The presentation will pose the question of acoustics as a critical and creative framework. In particular, acoustics will be underscored not only as a property of space, nor as a knowledge within the field of physics, but equally as a political question. In what ways do acoustic norms shape the experiences and capacities of listening and sociality within certain environments? In this sense, acoustics is highlighted as a performative arena, giving way to specific understandings of relationality, or what I term “extra-relationality”. Specifically, this will lead to investigating how acoustics may function as a platform for a range of practices that work at orientation and reorientation that may exceed the social. From acoustic practices of rhythm and echo, noise and vibration, for example, we may find a means by which belonging and unbelonging may be negotiated. This will allow for reworking understandings of agency as based on appearance and legibility – a making visible. Rather, I’m interested in how the capacity to shift volumes, to rework rhythms, to retune or detune the dominant tonalities of particular situations may assist in nurturing one’s freedom to listen. 

Brandon LaBelle is an artist, writer and theorist working with sound culture, voice, and questions of agency. He develops and presents artistic projects and performances within a range of international contexts, often working collaboratively and in public. Works include “The Other Citizen”, Club Transmediale, Berlin (2019), “The Autonomous Odyssey”, Kunsthall 3,14 Bergen (2018), “The Ungovernable”, Documenta 14, Athens (2017), “Oficina de Autonomia”, Ybakatu, Curitiba (2017), “The Hobo Subject”, Gallery Forum, Zagreb (2016), and “The Living School”, South London Gallery (2016).

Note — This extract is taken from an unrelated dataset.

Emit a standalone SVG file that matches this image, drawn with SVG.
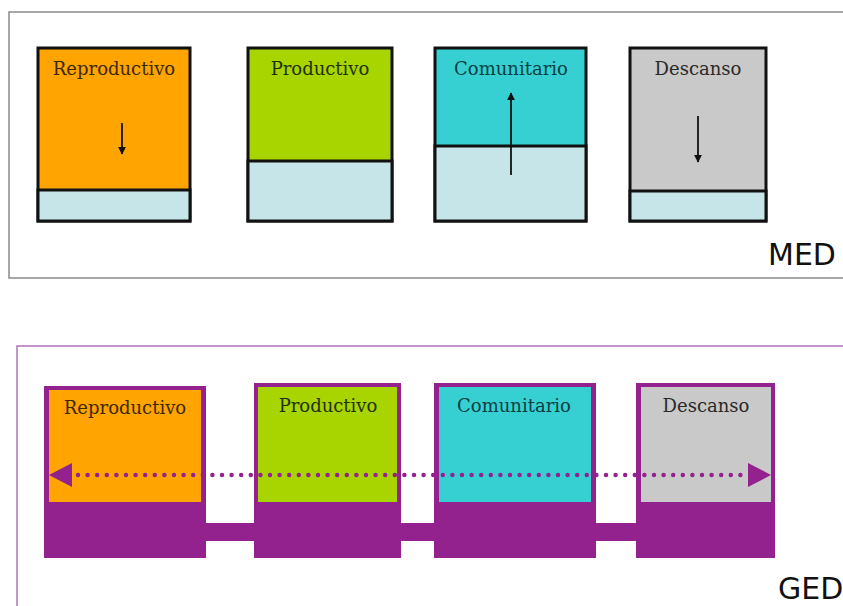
<svg xmlns="http://www.w3.org/2000/svg" width="843" height="606" viewBox="0 0 843 606">
<defs>
<style>
.lbl{font-family:"DejaVu Serif","Liberation Serif",serif;font-size:18px;text-anchor:middle}
.tag{font-family:"DejaVu Sans","Liberation Sans",sans-serif;font-size:30px;fill:#111}
.mbox{stroke:#111;stroke-width:3}
.low{fill:#C6E5E9}
.arr{stroke:#111;stroke-width:1.8;fill:none}
.pur{fill:#93218E}
</style>
<marker id="ah" viewBox="0 0 10 10" refX="9" refY="5" markerWidth="8" markerHeight="8" markerUnits="userSpaceOnUse" orient="auto">
<path d="M0,0 L10,5 L0,10 Z" fill="#111"/>
</marker>
</defs>
<rect width="843" height="606" fill="#fff"/>

<!-- MED frame -->
<rect x="9" y="12" width="900" height="266" fill="none" stroke="#8a8a8a" stroke-width="1.5"/>
<text class="tag" x="768" y="265">MED</text>

<g id="med-reproductivo">
<rect x="38" y="48" width="152" height="173" fill="#FFA400" class="mbox"/>
<rect x="38" y="190" width="152" height="31" class="low mbox"/>
<text class="lbl" x="114" y="75" fill="#3d2900">Reproductivo</text>
</g>
<g id="med-productivo">
<rect x="248" y="48" width="144" height="173" fill="#A8D400" class="mbox"/>
<rect x="248" y="161" width="144" height="60" class="low mbox"/>
<text class="lbl" x="320" y="75" fill="#1e3200">Productivo</text>
</g>
<g id="med-comunitario">
<rect x="435" y="48" width="151" height="173" fill="#36D0D3" class="mbox"/>
<rect x="435" y="146" width="151" height="75" class="low mbox"/>
<text class="lbl" x="511" y="75" fill="#0a3f3f">Comunitario</text>
</g>
<g id="med-descanso">
<rect x="630" y="48" width="136" height="173" fill="#C9C9C9" class="mbox"/>
<rect x="630" y="191" width="136" height="30" class="low mbox"/>
<text class="lbl" x="698" y="75" fill="#2a2a2a">Descanso</text>
</g>

<g id="med-arrows">
<line class="arr" x1="122" y1="123" x2="122" y2="154" marker-end="url(#ah)"/>
<line class="arr" x1="511" y1="175" x2="511" y2="93" marker-end="url(#ah)"/>
<line class="arr" x1="698" y1="116" x2="698" y2="162" marker-end="url(#ah)"/>
</g>

<!-- GED frame -->
<rect x="17" y="346" width="900" height="300" fill="none" stroke="#B472BC" stroke-width="1.5"/>
<text class="tag" x="778" y="599">GED</text>

<g id="ged-connectors">
<rect x="200" y="523" width="445" height="18" class="pur"/>
</g>

<g id="ged-reproductivo">
<rect x="44" y="386" width="162" height="172" class="pur"/>
<rect x="49" y="390" width="152" height="112" fill="#FFA400"/>
<text class="lbl" x="125" y="414" fill="#3d2900">Reproductivo</text>
</g>
<g id="ged-productivo">
<rect x="254" y="383" width="147" height="175" class="pur"/>
<rect x="258" y="387" width="139" height="115" fill="#A8D400"/>
<text class="lbl" x="328" y="412" fill="#1e3200">Productivo</text>
</g>
<g id="ged-comunitario">
<rect x="434" y="383" width="162" height="175" class="pur"/>
<rect x="439" y="387" width="152" height="115" fill="#36D0D3"/>
<text class="lbl" x="514" y="412" fill="#0a3f3f">Comunitario</text>
</g>
<g id="ged-descanso">
<rect x="636" y="383" width="139" height="175" class="pur"/>
<rect x="641" y="387" width="130" height="115" fill="#C9C9C9"/>
<text class="lbl" x="706" y="412" fill="#2a2a2a">Descanso</text>
</g>

<g id="ged-dotted-arrow">
<line x1="78" y1="475" x2="745" y2="475" stroke="#93218E" stroke-width="4.5" stroke-linecap="round" stroke-dasharray="0 9.6"/>
<polygon points="49,475 72,463 72,487" fill="#93218E"/>
<polygon points="771,475 748,463 748,487" fill="#93218E"/>
</g>
</svg>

He is the author of Sonic Agency: Sound and Emergent Forms of Resistance (2018), Lexicon of the Mouth: Poetics and Politics of Voice and the Oral Imaginary (2014), Diary of an Imaginary Egyptian (2012), Acoustic Territories: Sound Culture and Everyday Life (2010), and Background Noise: Perspectives on Sound Art (2006). He lives in Berlin and is Professor at the Department of Contemporary Art, University of Bergen.